Enthuware

Hi all,

I just wonder that, when i write this code block instead of for loop: boolean variable b1 is evaluate to true either. Because newStr and myStr refer to same object in String pool.

Why the expression in the question doesn't work that way ? What is the difference?

Thanks in advance,

You've asked a very good question.

This is because in case of String newStr = "" + 'g' + 'o' + 'o' + 'd'; you are forming the new string with compile time constant expression. So the resulting string will automatically be interned by the JVM, which means it will assign the same String object that the JVM created earlier.

In the question, the new string is computed by a loop. Loop is not a constant expression. It is computed at run time and so the JVM returns a new un-interned String object.

HTH,
Paul.

I do not understand when the String pool is or isn't used. Why isn't an existing String in the String pool found and used at run time? Wouldn't part of the benefit of having a String pool include making use of it at run time?

Basically, the String pool is used whenever you have a String whose value is know at compile time. The exact details are given in Section 3.10.5 of JLS.
Can't really comment on why it is done that way. In designing a language some things are done a certain way not because they are right or wrong but because the designers believe that that is more practical or useful based on their experience. There are pluses and minuses of each approach and they have to strike a good balance.
HTH,
Paul.

this should be corrected in the simulator
false false


public class StringFromChar {

public static void main(String[] args) {
String myStr = "good";
char[] myCharArr = {'g', 'o', 'o', 'd' };

String newStr = "";
for(char ch : myCharArr){
newStr = newStr + ch;
System.out.println(newStr);
}

System.out.println(myStr);
System.out.println(newStr);

boolean b1 = newStr == myStr;
boolean b2 = newStr.equals(myStr);

System.out.println(b1+ " " + b2);

}
}



good
good
false true
BUILD SUCCES

Please type the code exactly as given in the question.

Why doesn´t in the last loop the String resulted from "newStr + ch;" come from String Pool? I mean, in the last iteration of such loop there is the string "good" which can be found in String Pool? I read all comments above and I don´t understand why "In every iteration of the loop, a new String object is created by appending the character to the existing String object". It makes sense that "g", "go", "goo" are created but why "good" isn't just used from String Pool? Should I assume that whenever a String is used in a loop it will not be used from String Pool? Or should I assume that whenever the String is resulted from concatenation (i.e newStr + ch) will never be used from String Pool?

A String from the string pool will be used if it is computed at compile time, or, are constants. In this case, a string is being computed at runtime and so, it cannot be interned automatically. You would have to call the intern() method on that string to get the string object from the string pool

You may go through Section 3.10.5 String Literals of JLS 8 to learn the complete details.
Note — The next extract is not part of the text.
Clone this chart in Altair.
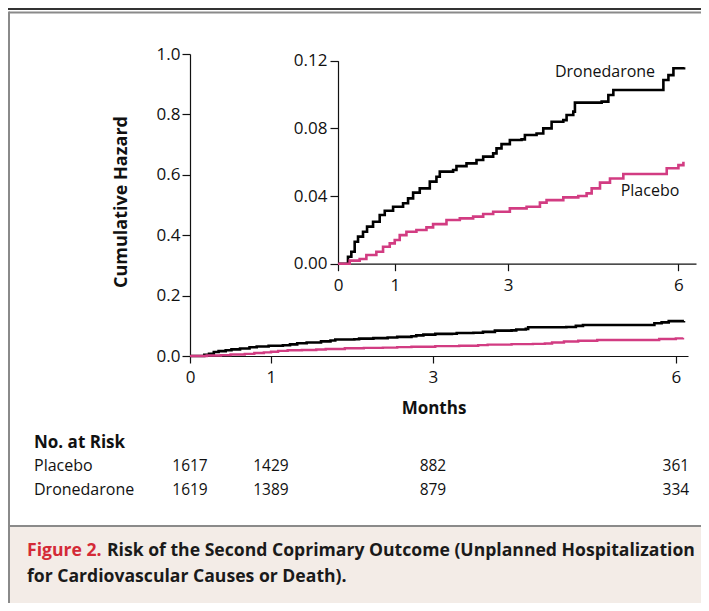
import altair as alt
import pandas as pd

# ---- data ----
drone_months = [0, 0.118, 0.176, 0.235, 0.294, 0.353, 0.441, 0.512, 0.618, 0.735, 0.824, 0.971,
                1.147, 1.235, 1.324, 1.441, 1.618, 1.735, 1.794, 2.029, 2.088, 2.265, 2.441,
                2.559, 2.735, 2.794, 2.882, 3.029, 3.235, 3.294, 3.5, 3.618, 3.765, 3.971,
                4.029, 4.147, 4.176, 4.647, 4.765, 4.853, 5.647, 5.735, 5.824, 5.912, 6.1]
drone_haz = [0, 0, 0.0041, 0.0071, 0.0130, 0.0160, 0.0189, 0.0219, 0.0248, 0.0288, 0.0313, 0.0337,
             0.0357, 0.0386, 0.0420, 0.0445, 0.0485, 0.0514, 0.0544, 0.0554, 0.0577, 0.0593, 0.0613,
             0.0633, 0.0652, 0.0682, 0.0707, 0.0731, 0.0735, 0.0761, 0.0770, 0.0800, 0.0839, 0.0849,
             0.0879, 0.0899, 0.0952, 0.0958, 0.0997, 0.1027, 0.1027, 0.1086, 0.1115, 0.1155, 0.1161]

placebo_months = [0, 0.206, 0.382, 0.5, 0.676, 0.794, 0.912, 1.0, 1.088, 1.206, 1.382, 1.559,
                  1.676, 1.912, 2.147, 2.382, 2.559, 2.735, 3.029, 3.324, 3.559, 3.676, 3.971,
                  4.235, 4.382, 4.471, 4.618, 4.794, 5.029, 5.618, 5.794, 6.0, 6.088]
placebo_haz = [0, 0.0018, 0.0028, 0.0051, 0.0071, 0.0100, 0.0120, 0.0140, 0.0169, 0.0189, 0.0199,
               0.0215, 0.0234, 0.0258, 0.0268, 0.0278, 0.0294, 0.0307, 0.0327, 0.0337, 0.0361,
               0.0376, 0.0392, 0.0400, 0.0416, 0.0445, 0.0479, 0.0504, 0.0530, 0.0530, 0.0564,
               0.0583, 0.0603]

risk_months = [0, 1, 3, 6]
risk_placebo = [1617, 1429, 882, 361]
risk_drone = [1619, 1389, 879, 334]

main_y_ticks = [0, 0.2, 0.4, 0.6, 0.8, 1.0]
inset_y_ticks = [0, 0.04, 0.08, 0.12]
x_ticks = [0, 1, 3, 6]

FONT = "Open Sans"
BLACK = "#000000"
PINK = "#D23C82"
RED = "#D42A37"
GRAY = "#8a8a8a"

df_d = pd.DataFrame({"month": drone_months, "haz": drone_haz})
df_p = pd.DataFrame({"month": placebo_months, "haz": placebo_haz})
df_risk = pd.DataFrame({"month": risk_months, "placebo": risk_placebo, "drone": risk_drone})
one = pd.DataFrame({"a": [0]})

W, H = 498, 302

# ---- main plot scales ----
mx = alt.Scale(domain=[0, 6.15], nice=False, zero=False)
my = alt.Scale(domain=[0, 1.0], nice=False)

axis_common = dict(
    domainColor="#111", tickColor="#111", domainWidth=1.2, tickWidth=1.2,
    labelFont=FONT, labelFontSize=17, labelColor="#111", grid=False, title=None,
    labelFlush=False, labelOverlap=False,
)

main_x_axis = alt.Axis(values=x_ticks, format="d", tickSize=7, labelPadding=6, **axis_common)
main_y_axis = alt.Axis(values=main_y_ticks, format=".1f", tickSize=8, labelPadding=2, **axis_common)

main_d = alt.Chart(df_d).mark_line(interpolate="step-after", color=BLACK, strokeWidth=2.6).encode(
    x=alt.X("month:Q", scale=mx, axis=main_x_axis),
    y=alt.Y("haz:Q", scale=my, axis=main_y_axis),
)
main_p = alt.Chart(df_p).mark_line(interpolate="step-after", color=PINK, strokeWidth=2.4).encode(
    x=alt.X("month:Q", scale=mx),
    y=alt.Y("haz:Q", scale=my),
)

# ---- frame decorations ----
def hrule(y, x1, x2, color, width):
    return alt.Chart(one).mark_rule(color=color, strokeWidth=width).encode(
        x=alt.value(x1), x2=alt.value(x2), y=alt.value(y))

def vrule(x, y1, y2, color, width):
    return alt.Chart(one).mark_rule(color=color, strokeWidth=width).encode(
        x=alt.value(x), y=alt.value(y1), y2=alt.value(y2))

caption_bg = alt.Chart(one).mark_rect(color="#F3ECE7").encode(
    x=alt.value(-181), x2=alt.value(520), y=alt.value(472), y2=alt.value(560))

top_line = hrule(-45, -182, 520, "#333333", 2)
box_top = hrule(-41.5, -181, 520, GRAY, 2)
box_left = vrule(-181, -42.5, 560, GRAY, 2)
separator = hrule(472, -181, 520, GRAY, 2)

def text(t, x, y, size=16, bold=False, color="#111", align="left", angle=0):
    kw = dict(text=t, font=FONT, fontSize=size, color=color, align=align, baseline="middle")
    if bold:
        kw["fontWeight"] = "bold"
    if angle:
        kw["angle"] = angle
    return alt.Chart(one).mark_text(**kw).encode(x=alt.value(x), y=alt.value(y))

y_title = text("Cumulative Hazard", -68, 148, size=18, bold=True, align="center", angle=270)
x_title = text("Months", 244, 355, size=17, bold=True, align="center")
risk_head = text("No. at Risk", -156, 389, size=17, bold=True)
risk_lab_p = text("Placebo", -156, 412, size=16)
risk_lab_d = text("Dronedarone", -156, 436, size=16)

risk_p = alt.Chart(df_risk).mark_text(font=FONT, fontSize=15.5, color="#111", baseline="middle").encode(
    x=alt.X("month:Q", scale=mx), y=alt.value(412), text="placebo:Q")
risk_d = alt.Chart(df_risk).mark_text(font=FONT, fontSize=15.5, color="#111", baseline="middle").encode(
    x=alt.X("month:Q", scale=mx), y=alt.value(436), text="drone:Q")

cap1a = text("Figure 2.", -163, 497, size=17.6, bold=True, color=RED)
cap1b = text("Risk of the Second Coprimary Outcome (Unplanned Hospitalization", -83, 497, size=17.6, bold=True, color="#1a1a1a")
cap2 = text("for Cardiovascular Causes or Death).", -163, 523, size=17.6, bold=True, color="#1a1a1a")

inset_lab_d = text("Dronedarone", 415, 18, size=16, align="center")
inset_lab_p = text("Placebo", 460, 137, size=16, align="center")

main_layer = alt.layer(
    caption_bg, top_line, box_top, box_left, separator,
    main_d, main_p, risk_p, risk_d,
    y_title, x_title, risk_head, risk_lab_p, risk_lab_d,
    cap1a, cap1b, cap2, inset_lab_d, inset_lab_p,
)

# ---- inset ----
ix = alt.Scale(domain=[0, 6.31], range=[148, 506], nice=False, zero=False)
iy = alt.Scale(domain=[0, 0.12], range=[209.7, 6.7], nice=False)
inset_x_axis = alt.Axis(values=x_ticks, format="d", tickSize=7, labelPadding=7, orient="bottom",
                        offset=-92.3, **axis_common)
inset_y_axis = alt.Axis(values=inset_y_ticks, format=".2f", tickSize=8, labelPadding=3, orient="left",
                        offset=-148, **axis_common)

inset_d = alt.Chart(df_d).mark_line(interpolate="step-after", color=BLACK, strokeWidth=2.6).encode(
    x=alt.X("month:Q", scale=ix, axis=inset_x_axis),
    y=alt.Y("haz:Q", scale=iy, axis=inset_y_axis),
)
inset_p = alt.Chart(df_p).mark_line(interpolate="step-after", color=PINK, strokeWidth=2.6).encode(
    x=alt.X("month:Q", scale=ix),
    y=alt.Y("haz:Q", scale=iy),
)
inset_layer = alt.layer(inset_d, inset_p)

chart = alt.layer(main_layer, inset_layer).resolve_scale(
    x="independent", y="independent"
).resolve_axis(
    x="independent", y="independent"
).properties(
    width=W, height=H,
    autosize=alt.AutoSizeParams(type="none"),
    padding={"left": 182, "top": 46, "right": 13, "bottom": 247},
    background="white",
).configure_view(stroke=None)

chart.save("out.html", embed_options={"renderer": "svg", "actions": False})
I understood from "it cannot be interned automatically" that the only way to put a string in String pool after the rpogram starts is by calling intern method, right?

Right, if the string is not a constant.

This question was on the exam. They just used different letter to make "Java" instead of "good".

Is the explanation:
"and false for newStr.equals(myStr) because newStr would then contain "nullgood"."
Right?

I am not sure what you are asking. The given explanation is correct, please let me know if you have any issue with it.

thank you for additional example! I missed conditional sentence.